Written problem: Pull every line containing "that" out of the material below.

(Stored data)
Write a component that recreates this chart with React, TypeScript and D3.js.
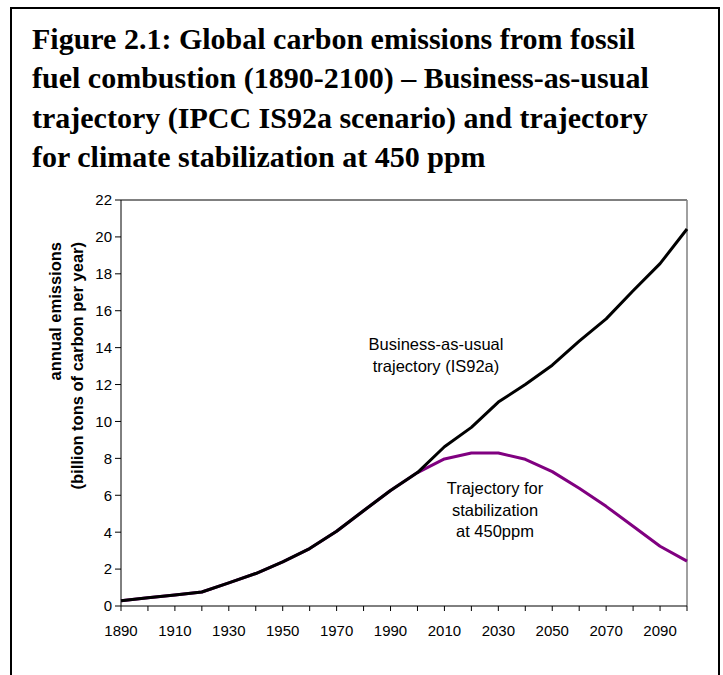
import React from "react";
import * as d3 from "d3";

const titleLines = [
  "Figure 2.1: Global carbon emissions from fossil",
  "fuel combustion (1890-2100) – Business-as-usual",
  "trajectory (IPCC IS92a scenario) and trajectory",
  "for climate stabilization at 450 ppm",
];

const years = [
  1890, 1900, 1910, 1920, 1930, 1940, 1950, 1960, 1970, 1980, 1990, 2000,
  2010, 2020, 2030, 2040, 2050, 2060, 2070, 2080, 2090, 2100,
];

const businessAsUsual = [
  0.28, 0.45, 0.6, 0.76, 1.25, 1.76, 2.39, 3.11, 4.05, 5.16, 6.26, 7.23,
  8.63, 9.68, 11.05, 12.0, 13.05, 14.35, 15.56, 17.08, 18.55, 20.43,
];

const stabilization450 = [
  0.28, 0.45, 0.6, 0.76, 1.25, 1.76, 2.39, 3.11, 4.05, 5.16, 6.26, 7.23,
  7.97, 8.29, 8.29, 7.95, 7.28, 6.38, 5.4, 4.32, 3.24, 2.43,
];

const yTickValues = [0, 2, 4, 6, 8, 10, 12, 14, 16, 18, 20, 22];
const xTickValues = years;
const xTickLabels = [1890, 1910, 1930, 1950, 1970, 1990, 2010, 2030, 2050, 2070, 2090];

const yTitleLines = ["annual emissions", "(billion tons of carbon per year)"];
const bauLabel = ["Business-as-usual", "trajectory (IS92a)"];
const stabLabel = ["Trajectory for", "stabilization", "at 450ppm"];

const W = 723;
const H = 675;
const plot = { left: 121, right: 687, top: 200, bottom: 606 };
const sans = "'Liberation Sans', Arial, sans-serif";
const serif = "'Liberation Serif', 'Times New Roman', serif";

export default function App() {
  const x = d3.scaleLinear().domain([1890, 2100]).range([plot.left, plot.right]);
  const y = d3.scaleLinear().domain([0, 22]).range([plot.bottom, plot.top]);

  const line = d3
    .line<number>()
    .x((_, i) => x(years[i]))
    .y((d) => y(d));

  return (
    <div style={{ position: "absolute", left: 0, top: 0 }}>
      <svg width={W} height={H} style={{ display: "block", background: "#fff" }}>
        {/* outer frame */}
        <path d={`M11,${H + 5} V8 H719 V${H + 5}`} fill="none" stroke="#000" strokeWidth={2} />

        {/* title */}
        {titleLines.map((t, i) => (
          <text
            key={i}
            x={32}
            y={49 + i * 39.3}
            fontFamily={serif}
            fontWeight="bold"
            fontSize={30}
            fill="#000"
          >
            {t}
          </text>
        ))}

        {/* plot frame */}
        <line x1={plot.left} x2={plot.right} y1={plot.top} y2={plot.top} stroke="#000" strokeWidth={1} />
        <line x1={plot.right} x2={plot.right} y1={plot.top} y2={plot.bottom} stroke="#808080" strokeWidth={1.5} />
        <line x1={plot.left} x2={plot.left} y1={plot.top} y2={plot.bottom} stroke="#000" strokeWidth={1} />
        <line x1={plot.left} x2={plot.right} y1={plot.bottom} y2={plot.bottom} stroke="#000" strokeWidth={1} />

        {/* y ticks */}
        {yTickValues.map((v) => (
          <g key={v}>
            <line x1={plot.left - 6} x2={plot.left} y1={y(v)} y2={y(v)} stroke="#000" strokeWidth={1} />
            <text
              x={plot.left - 9}
              y={y(v)}
              dy="0.36em"
              textAnchor="end"
              fontFamily={sans}
              fontSize={15}
              fill="#000"
            >
              {v}
            </text>
          </g>
        ))}

        {/* x ticks */}
        {xTickValues.map((v) => (
          <line key={v} x1={x(v)} x2={x(v)} y1={plot.bottom} y2={plot.bottom + 5} stroke="#000" strokeWidth={1} />
        ))}
        {xTickLabels.map((v) => (
          <text
            key={v}
            x={x(v)}
            y={636}
            textAnchor="middle"
            fontFamily={sans}
            fontSize={15}
            fill="#000"
          >
            {v}
          </text>
        ))}

        {/* y axis title */}
        <g transform={`translate(0, 242) rotate(-90)`}>
          {yTitleLines.map((t, i) => (
            <text
              key={i}
              x={0}
              y={61 + i * 22}
              textAnchor="end"
              fontFamily={sans}
              fontWeight="bold"
              fontSize={16.5}
              fill="#000"
            >
              {t}
            </text>
          ))}
        </g>

        {/* series */}
        <path d={line(stabilization450) || ""} fill="none" stroke="#800080" strokeWidth={3} strokeLinejoin="round" />
        <path d={line(businessAsUsual) || ""} fill="none" stroke="#000" strokeWidth={3} strokeLinejoin="round" />

        {/* annotations */}
        {bauLabel.map((t, i) => (
          <text
            key={i}
            x={436}
            y={350 + i * 21.5}
            textAnchor="middle"
            fontFamily={sans}
            fontSize={16.5}
            fill="#000"
          >
            {t}
          </text>
        ))}
        {stabLabel.map((t, i) => (
          <text
            key={i}
            x={495}
            y={494 + i * 21.6}
            textAnchor="middle"
            fontFamily={sans}
            fontSize={16.5}
            fill="#000"
          >
            {t}
          </text>
        ))}
      </svg>
    </div>
  );
}
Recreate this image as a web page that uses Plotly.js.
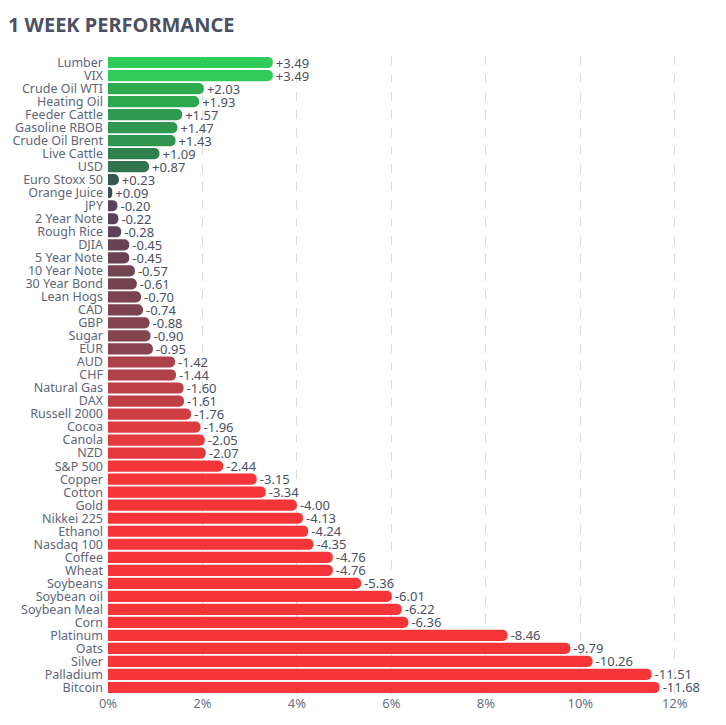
<!DOCTYPE html>
<html>
<head>
<meta charset="utf-8">
<script src="https://cdn.plot.ly/plotly-3.0.1.min.js"></script>
<style>html,body{margin:0;padding:0;background:#fff;}#chart{width:726px;height:725px;}</style>
</head>
<body>
<div id="chart"></div>
<script>
const names = ["Lumber","VIX","Crude Oil WTI","Heating Oil","Feeder Cattle","Gasoline RBOB","Crude Oil Brent","Live Cattle","USD","Euro Stoxx 50","Orange Juice","JPY","2 Year Note","Rough Rice","DJIA","5 Year Note","10 Year Note","30 Year Bond","Lean Hogs","CAD","GBP","Sugar","EUR","AUD","CHF","Natural Gas","DAX","Russell 2000","Cocoa","Canola","NZD","S&P 500","Copper","Cotton","Gold","Nikkei 225","Ethanol","Nasdaq 100","Coffee","Wheat","Soybeans","Soybean oil","Soybean Meal","Corn","Platinum","Oats","Silver","Palladium","Bitcoin"];
const changes = [3.49,3.49,2.03,1.93,1.57,1.47,1.43,1.09,0.87,0.23,0.09,-0.20,-0.22,-0.28,-0.45,-0.45,-0.57,-0.61,-0.70,-0.74,-0.88,-0.90,-0.95,-1.42,-1.44,-1.60,-1.61,-1.76,-1.96,-2.05,-2.07,-2.44,-3.15,-3.34,-4.00,-4.13,-4.24,-4.35,-4.76,-4.76,-5.36,-6.01,-6.22,-6.36,-8.46,-9.79,-10.26,-11.51,-11.68];
const xTicks = [0,2,4,6,8,10,12];

const magnitudes = changes.map(v => Math.abs(v));
const labels = changes.map(v => (v > 0 ? "+" : "") + v.toFixed(2));

const colorscale = [
  [0.0, "#f63538"],
  [0.1, "#f63538"],
  [0.2, "#d43d41"],
  [0.25, "#b4404a"],
  [0.333, "#8b444e"],
  [0.4, "#74434f"],
  [0.467, "#57435a"],
  [0.5, "#414554"],
  [0.533, "#345450"],
  [0.65, "#31744f"],
  [0.7, "#2f864d"],
  [0.75, "#2f984f"],
  [0.833, "#2eaa4f"],
  [1.0, "#30cc5a"]
];

const FONT = "'Noto Sans', 'Open Sans', sans-serif";

const trace = {
  type: "bar",
  orientation: "h",
  y: names,
  x: magnitudes,
  text: labels,
  textposition: "outside",
  constraintext: "none",
  cliponaxis: false,
  textfont: {family: FONT, size: 13, color: "#4b5163"},
  marker: {
    color: changes,
    colorscale: colorscale,
    cmin: -3,
    cmax: 3,
    cornerradius: 5,
    line: {width: 0}
  },
  hoverinfo: "none"
};

const layout = {
  width: 726,
  height: 725,
  margin: {l: 108, r: 30, t: 56, b: 31},
  paper_bgcolor: "#ffffff",
  plot_bgcolor: "#ffffff",
  bargap: 0.14,
  showlegend: false,
  title: {
    text: "<b>1 WEEK PERFORMANCE</b>",
    font: {family: FONT, size: 20, color: "#4b5163"},
    x: 0.011, xanchor: "left", xref: "container",
    y: 0.965, yanchor: "middle", yref: "container"
  },
  xaxis: {
    range: [0, 12.45],
    tickvals: xTicks,
    ticktext: xTicks.map(t => t + "%"),
    showgrid: true,
    gridcolor: "#dcdcdc",
    griddash: "dash",
    gridwidth: 1,
    zeroline: false,
    showline: false,
    ticks: "",
    tickfont: {family: FONT, size: 13, color: "#6b7387"},
    fixedrange: true
  },
  yaxis: {
    type: "category",
    categoryorder: "array",
    categoryarray: names,
    tickmode: "array",
    tickvals: names,
    ticktext: names,
    autorange: "reversed",
    showgrid: false,
    zeroline: false,
    showline: false,
    ticks: "",
    ticklabelstandoff: 4,
    tickfont: {family: FONT, size: 12.5, color: "#5e6679"},
    fixedrange: true
  }
};

Plotly.newPlot("chart", [trace], layout, {displayModeBar: false, staticPlot: true});
</script>
</body>
</html>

Result for this task:
Write a component that recreates this chart with React, TypeScript and D3.js.
Recreate this image as a web page that uses Plotly.js.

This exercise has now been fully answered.